Sorensen has continue to be close with his children into adulthood.

The pain of separation

In contrast, a office building security guard named Cliff has had a hard time maintaining any relationship with his dad, who was available at home only occasionally while he was growing up.

"We don't really talk no more too much," he says with a sigh. "We just grew apart."

Cliff acknowledged that made him sad.

"Had I had a father all my life," he said, "I would have had some discipline, [and be] able to speak up for myself. Some things a man has to do instead of just a mother, in my view."

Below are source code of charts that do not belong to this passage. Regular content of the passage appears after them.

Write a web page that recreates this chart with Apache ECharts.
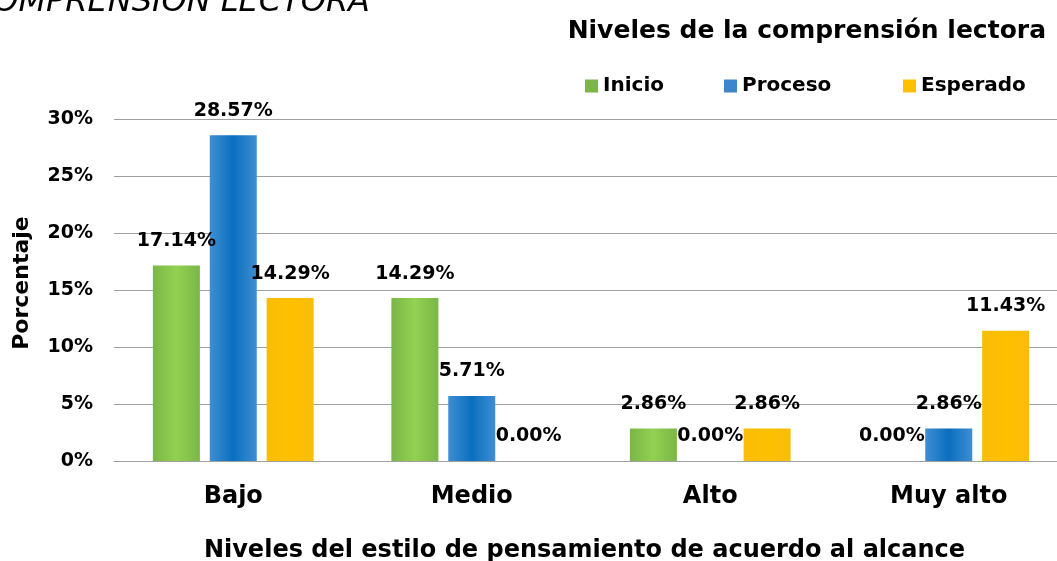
<!DOCTYPE html>
<html>
<head>
<meta charset="UTF-8">
<title>Niveles de la comprensión lectora</title>
<script src="https://cdn.jsdelivr.net/npm/echarts@6.0.0/dist/echarts.min.js"></script>
<style>
  body { margin: 0; padding: 0; background: #fff; overflow: hidden; }
  #main { width: 1057px; height: 561px; }
</style>
</head>
<body>
<div id="main"></div>
<script>
  // niveles del estilo de pensamiento (eje x)
  const categorias = ['Bajo', 'Medio', 'Alto', 'Muy alto'];
  // niveles de la comprension lectora (series)
  const inicio = [17.14, 14.29, 2.86, 0.00];
  const proceso = [28.57, 5.71, 0.00, 2.86];
  const esperado = [14.29, 0.00, 2.86, 11.43];
  const ticksY = [0, 5, 10, 15, 20, 25, 30];

  const FONT = 'DejaVu Sans';

  function grad(edge, mid) {
    return new echarts.graphic.LinearGradient(0, 0, 1, 0, [
      { offset: 0, color: edge },
      { offset: 0.5, color: mid },
      { offset: 1, color: edge }
    ]);
  }

  const labelCfg = {
    show: true,
    position: 'top',
    distance: 15,
    fontFamily: FONT,
    fontWeight: 'bold',
    fontSize: 19,
    color: '#000',
    formatter: p => p.value.toFixed(2) + '%'
  };

  function serie(name, data, edge, mid) {
    return {
      name: name,
      type: 'bar',
      data: data,
      barWidth: 47,
      barGap: '21%',
      itemStyle: { color: grad(edge, mid) },
      label: labelCfg,
      emphasis: { disabled: true }
    };
  }

  function leyenda(name, left, icon) {
    return {
      data: [{ name: name, itemStyle: { color: icon } }],
      left: left,
      top: 76,
      padding: 0,
      icon: 'rect',
      itemWidth: 13,
      itemHeight: 13,
      itemGap: 5,
      textStyle: { fontFamily: FONT, fontWeight: 'bold', fontSize: 20, color: '#000' },
      selectedMode: false
    };
  }

  const chart = echarts.init(document.getElementById('main'));
  chart.setOption({
    animation: false,
    title: {
      text: 'Niveles de la comprensión lectora',
      right: 6,
      top: 14,
      textStyle: { fontFamily: FONT, fontWeight: 'bold', fontSize: 25, color: '#000' }
    },
    legend: [
      leyenda('Inicio', 585, '#7cb547'),
      leyenda('Proceso', 724, '#3d86cc'),
      leyenda('Esperado', 903, '#ffc000')
    ],
    graphic: [{
      type: 'text',
      x: 370,
      y: 3,
      style: {
        text: 'COMPRENSIÓN LECTORA',
        align: 'right',
        verticalAlign: 'middle',
        fontFamily: FONT,
        fontStyle: 'italic',
        fontSize: 32,
        fill: '#000'
      }
    }],
    grid: { left: 114, width: 954, top: 119, bottom: 100, containLabel: false, outerBoundsMode: 'none' },
    xAxis: {
      type: 'category',
      data: categorias,
      name: 'Niveles del estilo de pensamiento de acuerdo al alcance',
      nameLocation: 'middle',
      nameGap: 78,
      nameTextStyle: { fontFamily: FONT, fontWeight: 'bold', fontSize: 24, color: '#000', padding: [0, 13, 0, 0] },
      axisLine: { lineStyle: { color: '#a0a0a0', width: 1 } },
      axisTick: { show: false },
      axisLabel: { margin: 24, fontFamily: FONT, fontWeight: 'bold', fontSize: 24, color: '#000' }
    },
    yAxis: {
      type: 'value',
      min: ticksY[0],
      max: ticksY[ticksY.length - 1],
      interval: 5,
      name: 'Porcentaje',
      nameLocation: 'middle',
      nameGap: 81,
      nameTextStyle: { fontFamily: FONT, fontWeight: 'bold', fontSize: 22, color: '#000', padding: [0, 0, 0, 14] },
      axisLine: { show: false },
      axisTick: { show: false },
      splitLine: { lineStyle: { color: '#a0a0a0', width: 1 } },
      axisLabel: {
        margin: 21,
        fontFamily: FONT,
        fontWeight: 'bold',
        fontSize: 19,
        color: '#000',
        formatter: v => v + '%'
      }
    },
    series: [
      serie('Inicio', inicio, '#7ab648', '#93d151'),
      serie('Proceso', proceso, '#3f8ed2', '#0a6fbf'),
      serie('Esperado', esperado, '#f8bd0a', '#ffc000')
    ]
  });
</script>
</body>
</html>
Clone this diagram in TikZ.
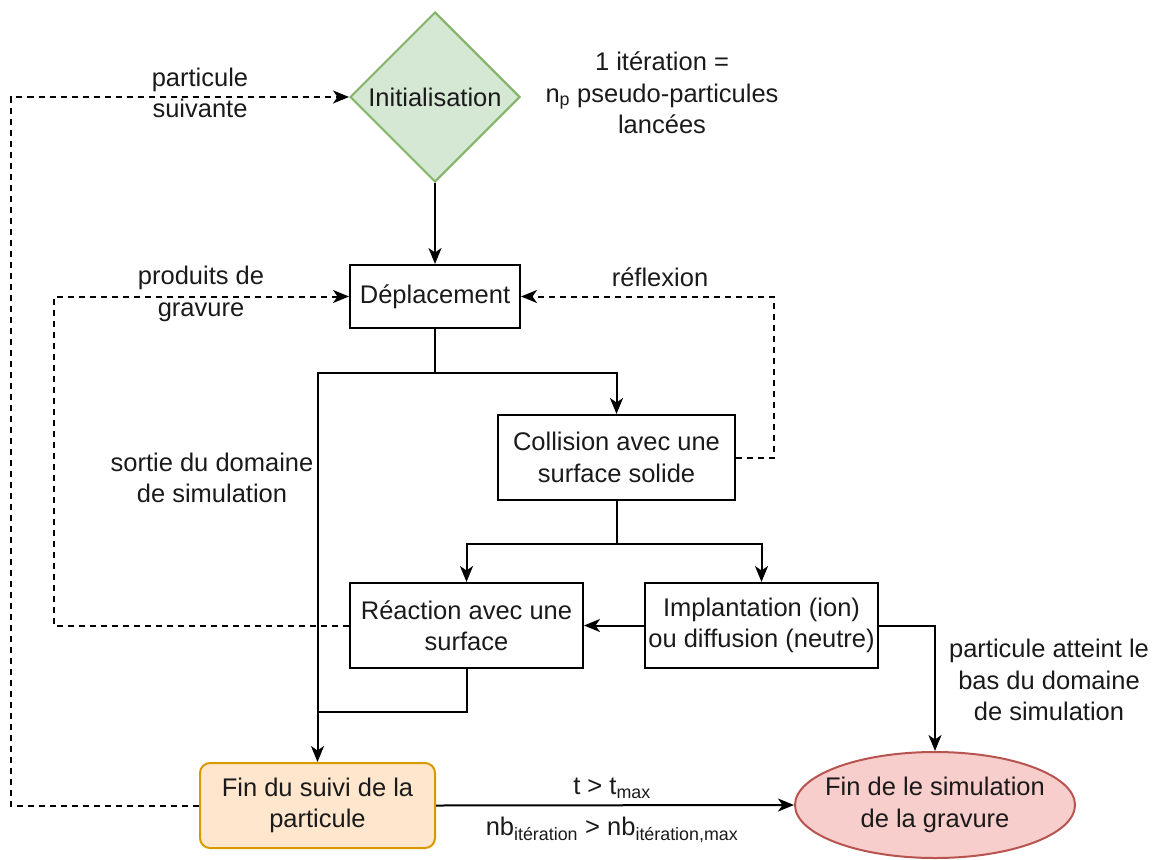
\documentclass[tikz,border=0pt]{standalone}
\usepackage{fontspec}
\setmainfont{Liberation Sans}
\usetikzlibrary{shapes.geometric,arrows.meta}
\definecolor{txt}{HTML}{1A1A1A}
\definecolor{gfill}{HTML}{D5E8D4}
\definecolor{gdraw}{HTML}{82B366}
\definecolor{ofill}{HTML}{FFE6CC}
\definecolor{odraw}{HTML}{D79B00}
\definecolor{rfill}{HTML}{F8CECC}
\definecolor{rdraw}{HTML}{B85450}
\tikzset{
  every node/.style={font=\fontsize{25.5}{31.5}\selectfont, text=txt, align=center},
  box/.style={draw=black, line width=2pt, inner sep=0pt},
  conn/.style={line width=2pt, draw=black},
  arr/.style={conn, -{Stealth[length=16pt,width=13pt,inset=4.5pt]}},
  dsh/.style={dash pattern=on 6pt off 5pt},
  lbl/.style={inner sep=0pt}
}
\begin{document}
\begin{tikzpicture}[x=1pt,y=-1pt]
\useasboundingbox (0,0) rectangle (1153,859);
% nodes
\node[diamond, aspect=1, draw=gdraw, fill=gfill, line width=2pt, minimum width=170pt, minimum height=170pt, inner sep=0pt] (init) at (435,97) {Initialisation};
\node[box, minimum width=170pt, minimum height=63pt] (dep) at (435,296.5) {Déplacement};
\node[box, minimum width=237pt, minimum height=85pt] (coll) at (616.5,457.5) {Collision avec une\\surface solide};
\node[box, minimum width=233pt, minimum height=85pt] (react) at (466.5,625.5) {Réaction avec une\\surface};
\node[box, minimum width=233pt, minimum height=85pt] (impl) at (761.5,625.5) {Implantation (ion)\\ou diffusion (neutre)};
\node[draw=odraw, fill=ofill, line width=2pt, rounded corners=10pt, minimum width=235pt, minimum height=85pt, inner sep=0pt] (fin) at (317.5,805.5) {Fin du suivi de la\\particule};
\node[ellipse, draw=rdraw, fill=rfill, line width=2pt, minimum width=280pt, minimum height=106pt, inner xsep=-19pt, inner ysep=0pt] (ell) at (935,805) {Fin de le simulation\\de la gravure};
% labels
\node[lbl] (liter) at (662,93) {1 itération =\\n\textsubscript{p} pseudo-particules\\lancées};
\node[lbl] (lsuiv) at (200,93) {particule\\suivante};
\node[lbl] (lprod) at (201,294) {produits de\\gravure};
\node[lbl] (lrefl) at (660,277) {réflexion};
\node[lbl] (lsort) at (212,478) {sortie du domaine\\de simulation};
\node[lbl] (lbas) at (1049,680) {particule atteint le\\bas du domaine\\de simulation};
\node[lbl] (ltmax) at (612,788) {t > t\textsubscript{max}};
\node[lbl] (lnb) at (612,830) {nb\textsubscript{itération} > nb\textsubscript{itération,max}};
% coordinates
\coordinate (join) at (318,712);
% connectors
\draw[arr] (init.south) -- (dep.north);
\draw[arr] (dep.south) -- ++(0,44) -| (fin.north);
\draw[arr] (dep.south) -- ++(0,44) -| (coll.north);
\draw[arr] (coll.south) -- ++(0,43) -| (react.north);
\draw[arr] (coll.south) -- ++(0,43) -| (impl.north);
\draw[arr] (impl.west) -- (react.east);
\draw[arr] (impl.east) -| (ell.north);
\draw[conn] (react.south) |- (join);
\draw[arr] (fin.east) -- (ell.west);
\draw[arr, dsh] (coll.east) -- ++(38,0) |- (dep.east);
\draw[arr, dsh] (react.west) -- ++(-295,0) |- (dep.west);
\draw[arr, dsh] (fin.west) -- ++(-188,0) |- (init.west);
\end{tikzpicture}
\end{document}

The sound of a father's voice

Many believe that there is no inherent difference between mothering and fathering. Others, like Samuel Montoute, believe that biology and gender play central roles in parenting styles. He said, for example, that a man's deeper voice and greater physical power make him a more natural disciplinarian than a mother.
 
"You'll see children 'playing it up' [misbehaving] with their moms, and with mom is screaming at the top of their voice and the children are ignoring her, [but] the dad grunts and everybody sits up straight," he said.

When asked to describe his own father's voice, Montoute said his dad grew up illiterate in the Caribbean.

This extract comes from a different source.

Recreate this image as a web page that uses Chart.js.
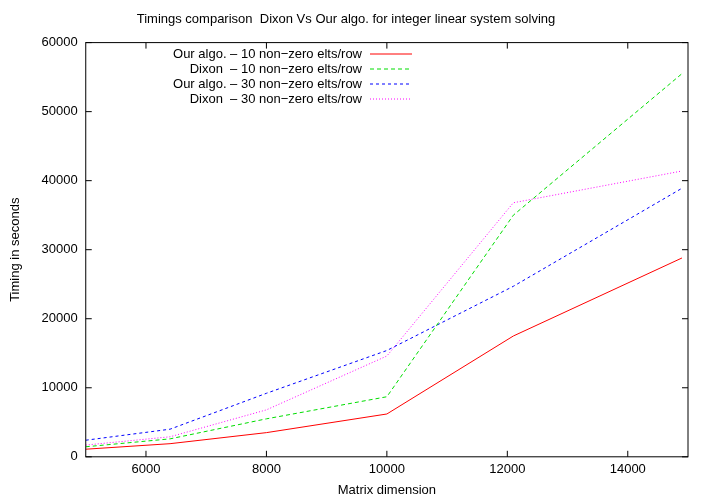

"His voice was somebody who wanted to reach out... but he didn't know how. It could be quite a gentle voice at times. But it could be a very aggressive voice."

Montoute's father grew up fatherless.

"… so he didn't know how to temper his voice… or his personality. He needed a father. As we all do," he added.  

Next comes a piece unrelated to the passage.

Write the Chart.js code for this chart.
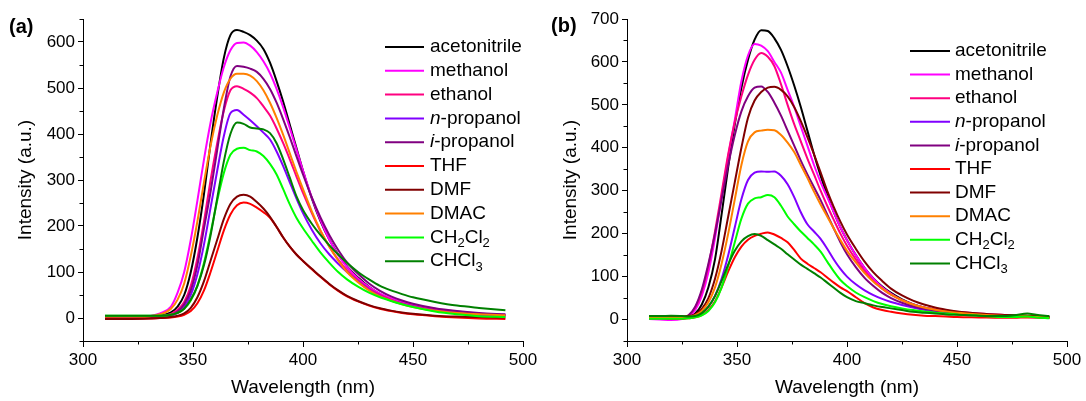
<!DOCTYPE html>
<html><head><meta charset="utf-8">
<script src="https://cdn.jsdelivr.net/npm/chart.js@4.4.0/dist/chart.umd.min.js"></script>
<style>
html,body{margin:0;padding:0;background:#fff;}
#wrap{position:relative;width:1086px;height:401px;overflow:hidden;}
.panel{position:absolute;top:0;height:401px;}
</style></head><body>
<div id="wrap">
<div class="panel" style="left:0;width:545px"><canvas id="ca"></canvas></div>
<div class="panel" style="left:545px;width:541px"><canvas id="cb"></canvas></div>
</div>
<script>
// ---------- data ----------
const solvents = ['acetonitrile','methanol','ethanol','n-propanol','i-propanol','THF','DMF','DMAC','CH2Cl2','CHCl3'];
const colors = ['#000000','#FF00FF','#FF0080','#8000FF','#800080','#FF0000','#800000','#FF8000','#00FF00','#008000'];

const xTickValues = [300,350,400,450,500];
const xMinorValues = [325,375,425,475];
const yTickValuesA = [0,100,200,300,400,500,600];
const yMinorValuesA = [-50,50,150,250,350,450,550,650];
const yTickValuesB = [0,100,200,300,400,500,600,700];
const yMinorValuesB = [-50,50,150,250,350,450,550,650];

// panel (a)
const wlA = [310,320,330,335,340,343,346,349,352,355,358,361,364,367,370,373,376,379,382,385,388,391,394,397,400,404,408,412,416,420,425,430,435,440,445,450,460,470,480,492];
const acetonitrileA = [2,2,3,5,12,25,50,100,175,270,380,480,565,615,626,622,615,603,585,555,515,470,420,370,320,260,210,170,138,112,88,68,52,41,33,27,18,12,8,6];
const methanolA = [2,2,4,10,25,55,100,170,255,345,425,490,545,582,598,599,592,578,558,532,498,458,413,367,320,262,212,170,137,111,86,67,53,43,35,29,20,14,10,7];
const ethanolA = [2,2,3,4,9,18,35,70,130,210,300,380,450,495,504,498,490,478,460,440,412,380,345,308,272,228,188,155,127,104,82,64,50,40,32,26,17,12,8,6];
const nPropanolA = [0,0,1,2,5,11,24,50,95,160,240,320,395,445,452,442,430,417,403,388,362,330,295,260,228,192,162,138,118,100,80,62,48,38,31,25,16,11,7,5];
const iPropanolA = [0,-1,0,2,6,14,30,60,115,195,275,365,455,525,548,546,542,535,520,498,468,432,393,352,312,262,218,180,148,121,96,75,59,47,38,31,21,15,11,8];
const thfA = [-1,-1,-1,0,1,3,7,15,32,60,100,145,190,225,245,251,248,240,230,218,198,175,155,138,124,106,89,73,59,47,36,27,20,15,11,8,4,1,-1,-2];
const dmfA = [-2,-2,-1,0,2,5,10,22,45,80,125,170,215,248,264,268,264,252,238,220,198,175,155,138,124,107,90,74,60,48,37,28,21,16,12,9,5,3,2,1];
const dmacA = [3,3,4,8,20,40,75,135,210,295,375,440,490,520,531,531,527,515,495,468,435,398,358,318,280,232,190,155,125,100,78,60,47,38,30,24,16,11,8,6];
const ch2cl2A = [5,5,5,5,7,11,20,38,70,120,185,255,315,355,368,370,365,362,352,335,312,280,247,218,195,168,142,120,100,84,68,55,45,37,30,24,14,8,4,2];
const chcl3A = [5,5,5,5,7,11,20,40,70,115,180,260,340,400,425,422,414,412,410,402,380,345,305,265,235,205,180,158,138,120,100,84,70,60,52,45,35,27,22,17];

// panel (b)
const wlB = [310,315,320,325,328,331,334,337,340,343,346,349,352,355,358,361,364,367,370,373,376,379,382,385,388,391,394,397,400,404,408,412,416,420,425,430,435,440,445,450,460,470,476,482,486,492];
const acetonitrileB = [5,5,4,4,6,14,35,75,140,245,355,455,540,605,652,674,672,655,628,590,545,495,440,385,335,290,250,215,185,150,120,96,77,62,47,36,28,23,19,16,12,9,8,7,6,4];
const methanolB = [1,0,-1,1,6,22,55,110,190,285,380,465,555,615,642,638,625,600,575,535,495,450,405,360,320,285,250,215,185,150,120,95,75,60,45,35,28,23,19,16,12,9,7,6,5,4];
const ethanolB = [3,3,3,5,10,28,65,125,205,295,385,460,520,570,605,621,612,590,548,500,455,415,375,338,300,265,232,200,172,140,113,90,72,58,45,35,28,24,21,18,14,11,10,9,7,5];
const nPropanolB = [3,3,2,3,5,8,15,30,55,95,150,215,280,325,342,345,344,345,335,315,285,250,222,205,188,165,140,118,100,82,68,57,48,41,34,28,23,19,16,13,10,8,7,7,6,5];
const iPropanolB = [5,4,3,4,10,30,70,130,200,280,360,430,485,520,540,543,530,505,475,440,405,370,338,308,278,245,212,180,152,122,97,78,62,50,39,31,25,21,18,15,11,9,8,8,7,6];
const thfB = [3,3,2,2,3,5,10,22,42,75,112,145,170,186,195,200,203,198,190,180,162,142,130,120,110,98,86,75,66,52,38,28,22,18,14,11,9,8,7,6,5,4,4,5,5,4];
const dmfB = [8,8,7,7,8,12,25,50,95,160,240,320,400,470,510,530,540,542,535,520,495,462,425,385,343,300,262,228,198,165,135,110,90,72,56,44,35,28,23,19,14,11,10,9,8,6];
const dmacB = [5,5,4,4,6,10,20,40,75,130,200,280,360,415,436,440,442,441,430,412,390,360,330,298,268,240,212,185,160,133,108,88,72,58,45,35,28,23,19,16,12,9,8,7,6,5];
const ch2cl2B = [2,2,2,2,3,5,10,20,40,75,125,180,235,270,282,285,290,285,265,240,222,205,190,175,158,135,112,92,78,63,52,43,36,31,26,22,19,16,14,12,9,6,6,7,5,3];
const chcl3B = [8,8,9,8,7,8,15,30,55,90,128,160,182,194,199,195,185,175,165,152,140,128,118,108,98,86,74,62,52,43,38,33,29,26,22,18,16,14,12,11,9,8,10,14,11,8];

const seriesA = [acetonitrileA,methanolA,ethanolA,nPropanolA,iPropanolA,thfA,dmfA,dmacA,ch2cl2A,chcl3A];
const seriesB = [acetonitrileB,methanolB,ethanolB,nPropanolB,iPropanolB,thfB,dmfB,dmacB,ch2cl2B,chcl3B];

// ---------- rendering ----------
const FONT = "'Liberation Sans', Arial, Helvetica, sans-serif";
Chart.defaults.font.family = FONT;
Chart.defaults.color = '#000';

function labelSegments(label){
  const m = label.match(/^([ni])(-.*)$/);
  if (m) return [{t:m[1], it:true},{t:m[2]}];
  const segs = [];
  label.split(/(\d+)/).forEach(p=>{ if(!p) return; segs.push(/^\d+$/.test(p)?{t:p,sub:true}:{t:p}); });
  return segs;
}

const legendPlugin = {
  id:'richLegend',
  afterDraw(chart, args, o){
    const ctx = chart.ctx;
    ctx.save();
    chart.data.datasets.forEach((ds,i)=>{
      const y = o.y0 + o.dy*i;
      ctx.strokeStyle = ds.borderColor; ctx.lineWidth = 2;
      ctx.beginPath(); ctx.moveTo(o.x1, y); ctx.lineTo(o.x2, y); ctx.stroke();
      let x = o.tx;
      ctx.fillStyle = '#000'; ctx.textBaseline = 'middle'; ctx.textAlign = 'left';
      labelSegments(ds.label).forEach(s=>{
        if (s.sub){ ctx.font = `${Math.round(o.size*0.66)}px ${FONT}`; ctx.fillText(s.t, x, y+6); }
        else { ctx.font = `${s.it?'italic ':''}${o.size}px ${FONT}`; ctx.fillText(s.t, x, y); }
        x += ctx.measureText(s.t).width;
      });
    });
    ctx.font = `bold 20px ${FONT}`; ctx.textBaseline='middle'; ctx.fillStyle='#000';
    ctx.fillText(o.panel, o.px, o.py);
    ctx.restore();
  }
};

const minorTickPlugin = {
  id:'minorTicks',
  afterDraw(chart, args, o){
    const ctx = chart.ctx, xs = chart.scales.x, ys = chart.scales.y, a = chart.chartArea;
    ctx.save(); ctx.strokeStyle='#000'; ctx.lineWidth=1;
    ctx.beginPath();
    o.x.forEach(v=>{ const p = Math.round(xs.getPixelForValue(v))+0.5; ctx.moveTo(p, a.bottom); ctx.lineTo(p, a.bottom+3.5); });
    o.y.forEach(v=>{ const p = Math.round(ys.getPixelForValue(v))+0.5; ctx.moveTo(a.left, p); ctx.lineTo(a.left-3.5, p); });
    ctx.stroke(); ctx.restore();
  }
};

function makeChart(id, wl, series, cfg){
  const datasets = series.map((s,i)=>({
    label: solvents[i],
    data: wl.map((w,k)=>({x:w, y:s[k]})),
    borderColor: colors[i], backgroundColor: colors[i],
    borderWidth: 2, pointRadius: 0, fill:false,
    cubicInterpolationMode:'monotone', order: 10 - i
  }));
  return new Chart(document.getElementById(id), {
    type:'line',
    data:{datasets},
    options:{
      responsive:true, maintainAspectRatio:false, animation:false,
      layout:{padding:{left:0, right:cfg.padRight, top:cfg.padTop, bottom:0}},
      plugins:{
        legend:{display:false}, tooltip:{enabled:false},
        richLegend: cfg.legend,
        minorTicks:{x:xMinorValues, y:cfg.yMinor}
      },
      scales:{
        x:{
          type:'linear', min:300, max:500,
          afterBuildTicks: sc => { sc.ticks = xTickValues.map(v=>({value:v})); },
          afterFit: sc => { sc.height = 60; },
          grid:{display:true, drawOnChartArea:false, drawTicks:true, tickLength:6, tickColor:'#000', tickWidth:1},
          border:{display:true, color:'#000', width:1},
          ticks:{font:{size:17}, padding:3, maxRotation:0, autoSkip:false, color:'#000'},
          title:{display:true, text:'Wavelength (nm)', font:{size:19}, padding:{top:0,bottom:2}, color:'#000'}
        },
        y:{
          type:'linear', min:-50, max:cfg.yMax,
          afterBuildTicks: sc => { sc.ticks = cfg.yTicks.map(v=>({value:v})); },
          afterFit: sc => { sc.width = cfg.axisX; },
          grid:{display:true, drawOnChartArea:false, drawTicks:true, tickLength:5, tickColor:'#000', tickWidth:1},
          border:{display:true, color:'#000', width:1},
          ticks:{font:{size:17}, padding:3, autoSkip:false, color:'#000'},
          title:{display:true, text:'Intensity (a.u.)', font:{size:19}, padding:{top:14,bottom:0}, color:'#000'}
        }
      }
    },
    plugins:[legendPlugin, minorTickPlugin]
  });
}

makeChart('ca', wlA, seriesA, {
  padRight:22, padTop:19, yMax:650, yTicks:yTickValuesA, yMinor:yMinorValuesA, axisX:83,
  legend:{x1:385, x2:424, tx:430, y0:47, dy:23.8, size:19, panel:'(a)', px:9, py:27}
});
makeChart('cb', wlB, seriesB, {
  padRight:19, padTop:19, yMax:700, yTicks:yTickValuesB, yMinor:yMinorValuesB, axisX:82,
  legend:{x1:365, x2:405, tx:410, y0:51, dy:23.6, size:19, panel:'(b)', px:6, py:26}
});
</script>
</body></html>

Learning to accept one's father
 
Sometimes a father is preoccupied with inner wounds that make him hard to reach, even if he is physically present. That was the case with psychotherapist Jacob Gershoni's dad, who was born in Turkey in a mixed Muslim-Christian community and abandoned by his parents. He was raised by a Jewish couple in Syria. That family later moved to British Palestine, now Israel.  

Gershoni said that being adopted was a stigma at the time, so his father kept his past secret from his children until they were adults.

"He was at home, but he was absent, too," he said. "It took me a long time to figure out that… he was in search of his own past. He was looking for his own identity."  

Gersoni recalled that his father loved to go to the marketplace in Jerusalem to meet friends. It reminded him of his childhood. Gershoni disapproved of this as a boy.

"I felt ashamed of him for not being a successful businessman or someone who is worldly or pursuing some elevated goals."

Later however, Gershoni developed a different perspective.

"It's a perspective of real acceptance of him with his simplicity and this honesty and love for him," he said softly.

Gershoni added his love for his "Abba" was made all the more poignant when his father passed away three years after their fateful conversation about his past. Yet, he now sees elements of his father's spirit in himself.

"That's something nobody prepared me for," he said, "that he is not here, but he is!"

Daddy's girls

Dads, of course, also play a vital role in how their girls grow up. While watching her own young daughter at play, Karen Chatfield explained that her father shaped her adult attitude toward men.  

"My father was very protective. He was also very positive about me as a female.  And I grew up with a sense that I was attractive and also that men were very supportive and very kind and very nurturing."  

She said that sort of acknowledgement is important for a girl's healthy development.

"I have had friends who lacked that and then had a very different self image and a very different experience of men." 

Children have the world to give their fathers

According to 2004 U.S. Census figures, nearly 17 million American children are growing up without their biological father at home. Take a Father's Day message from 19-year-old Lee, who has never met the man he calls "Pappy."  

"If you have a dad out there, man, someone you are really close to, go out somewhere [with him or]. Go fishing. Show your dad what it's like being a kid again."

In this sense, added Lee, children have the world to give their fathers.